Wrong. Pregnancy is a medical condition and would be covered by HIPAA if the information were obtained in violation of the regulations. It’s government legalese, it doesn’t have to be sensible, you silly you.

Mandatory disclaimer: I deal with HIPAA and PHI issues daily, but IANA HIPAA expert, contact your own lawyer, etc. There are lots of websites that discuss the HIPAA regs if you want to read them.

Pregnancy is considered a medical condition. It doesn’t matter if it’s completely normal and without “problems.”

P.S. Anyone who assumes that anyone who looks pregnant must BE pregnant is going to get a punch in the jaw one day!

What if I drove my friend Rick to the ER? Could Joseph Janitor tell his wife of my presence in the parking lot or waiting room if he omits who I came there with?

Doing clerical work is part of providing health care, and is rightfully covered. Being told by your coworker about a pregnancy does not have anything to do with providing that person with health care. You’re not pulling information from charts or doctor’s notes or any other information specific to the care that the person has gotten. You’re passing along information directly from that employee to other employees. I see it as completely divorced from providing the person with care. I could be wrong, of course, when it comes to the law, common sense doesn’t necessarily apply.

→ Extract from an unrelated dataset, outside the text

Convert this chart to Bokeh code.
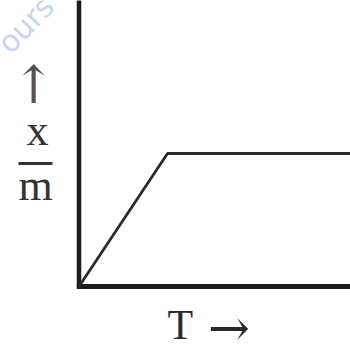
from bokeh.plotting import figure
from bokeh.models import Range1d, Label, BoxAnnotation
from bokeh.embed import file_html
from bokeh.resources import INLINE

# data: adsorption (x/m) vs temperature T
T_vals = [0.0, 1.0, 3.2]
xm_vals = [0.0, 1.0, 1.0]

W, H = 350, 349
X0, Y0, UX, UY = 78.5, 286.0, 88.5, 133.0  # origin position and unit sizes in pixels

x_start, x_end = (0 - X0) / UX, (W - X0) / UX
y_start, y_end = (Y0 - H) / UY, Y0 / UY

p = figure(width=W, height=H, output_backend="svg", toolbar_location=None,
           x_range=Range1d(x_start, x_end), y_range=Range1d(y_start, y_end),
           min_border_left=0, min_border_right=0, min_border_top=0,
           min_border_bottom=0)
p.axis.visible = False
p.grid.visible = False
p.outline_line_color = None
p.background_fill_color = "white"
p.border_fill_color = "white"

# axis spines (T axis and x/m axis)
p.line([0, 0], [0, y_end + 0.1], line_color="#1c1c1c", line_width=4.5)
p.line([-2.25 / UX, x_end + 0.1], [0, 0], line_color="#1c1c1c", line_width=5)

# curve
p.line(T_vals, xm_vals, line_color="#2a2a2a", line_width=2.8)

OFF = 17.5  # baseline correction

def sx(x_shot):
    return x_shot

def sy(y_shot):
    return H - y_shot

serif = "Liberation Serif"
p.add_layout(Label(x=sx(33), y=sy(84), x_units="screen", y_units="screen", text="↑",
                   text_font="DejaVu Serif", text_font_size="52px", text_color="#5a5252",
                   text_align="center", text_baseline="middle"))
p.add_layout(Label(x=sx(37), y=sy(147 - OFF), x_units="screen", y_units="screen", text="x",
                   text_font=serif, text_font_size="44px", text_color="#333333",
                   text_align="center", text_baseline="alphabetic"))
p.add_layout(BoxAnnotation(left=sx(18), right=sx(52), bottom=sy(164.5), top=sy(161.5),
                           left_units="screen", right_units="screen",
                           bottom_units="screen", top_units="screen",
                           fill_color="#333333", fill_alpha=1, line_color=None))
p.add_layout(Label(x=sx(35), y=sy(202 - OFF), x_units="screen", y_units="screen", text="m",
                   text_font=serif, text_font_size="44px", text_color="#333333",
                   text_align="center", text_baseline="alphabetic"))
p.add_layout(Label(x=sx(167), y=sy(342 - OFF), x_units="screen", y_units="screen", text="T",
                   text_font=serif, text_font_size="42px", text_color="#2a2a2a",
                   text_align="left", text_baseline="alphabetic"))
p.add_layout(Label(x=sx(228.5), y=sy(327), x_units="screen", y_units="screen", text="→",
                   text_font="DejaVu Serif", text_font_size="50px", text_color="#2a2a2a",
                   text_align="center", text_baseline="middle"))
p.add_layout(Label(x=sx(2.4), y=sy(47.5), x_units="screen", y_units="screen", text="ours",
                   text_font="DejaVu Sans", text_font_size="30px", text_color="#c4d6f4",
                   angle=0.8, text_align="left", text_baseline="alphabetic"))

open("out.html", "w").write(file_html(p, INLINE))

It just seems odd to me that working for the medical community would preclude all discussion of any individual medical information whatsoever without a written authorization. Michael Jackson’s nose issues, Cheney’s heart problems, the celebrity pregancy of the week, whatever. It’s all medical information, you’re a healthcare provider, it’s off limits.

I’d also like to see something in writing about the employer rule, all I can find is text like this

My legalese isn’t powerful enough to slog through all this governmental babbling.

Nope, it’s not as crazy as that. As a healthcare provider employee, I can’t divulge Protected Health Information (PHI) about our patients to anyone that doesn’t need it for a legitimate reason. I can give PHI to coworkers or outside entities as long as they have a legitimate business reason for needing the information and have also implemented HIPAA privacy standards.

As a healthcare provider employee, I can gossip to my heart’s content about any health information that I didn’t obtain from work. I can talk about Michael’s nose, Dick’s heart, or my next-door-neighbor’s trip to the ER, unless those people are our patients and I obtained the information from work. If I see the neighbor in the ER while I’m working, no can talk. If my across-the-street neighbor gives me all the dirt, I can gossip all I want. But I can’t tell across-the-street neighbor what I know about next-door-neighbor from work, even though ATSN already knows NDN was in the ER.

Which is why the OP wouldn’t be a HIPAA violation - the employee gave the info to the boss, so no violation, even though the organization is required to follow HIPAA regulations.

Make sense?

Here’s some info specifically about HIPAA as it pertains to employers: link

I don’t know about the second case, but I’d sure need to know if one of my colleagues were pregnant. She’s going to be taking extra time off, going to need help with various things later on. I might need to factor in time to train her replacement while she’s off on maternity leave; equally I might want to apply for that position myself and understudy her. Many work-related reasons.

Hmmm, probably. I know I’ve mentioned when I saw a former professor picking someone up, since he wasn’t a patient. Or when I mentioned my own sister was in the hospital for a kidney stone.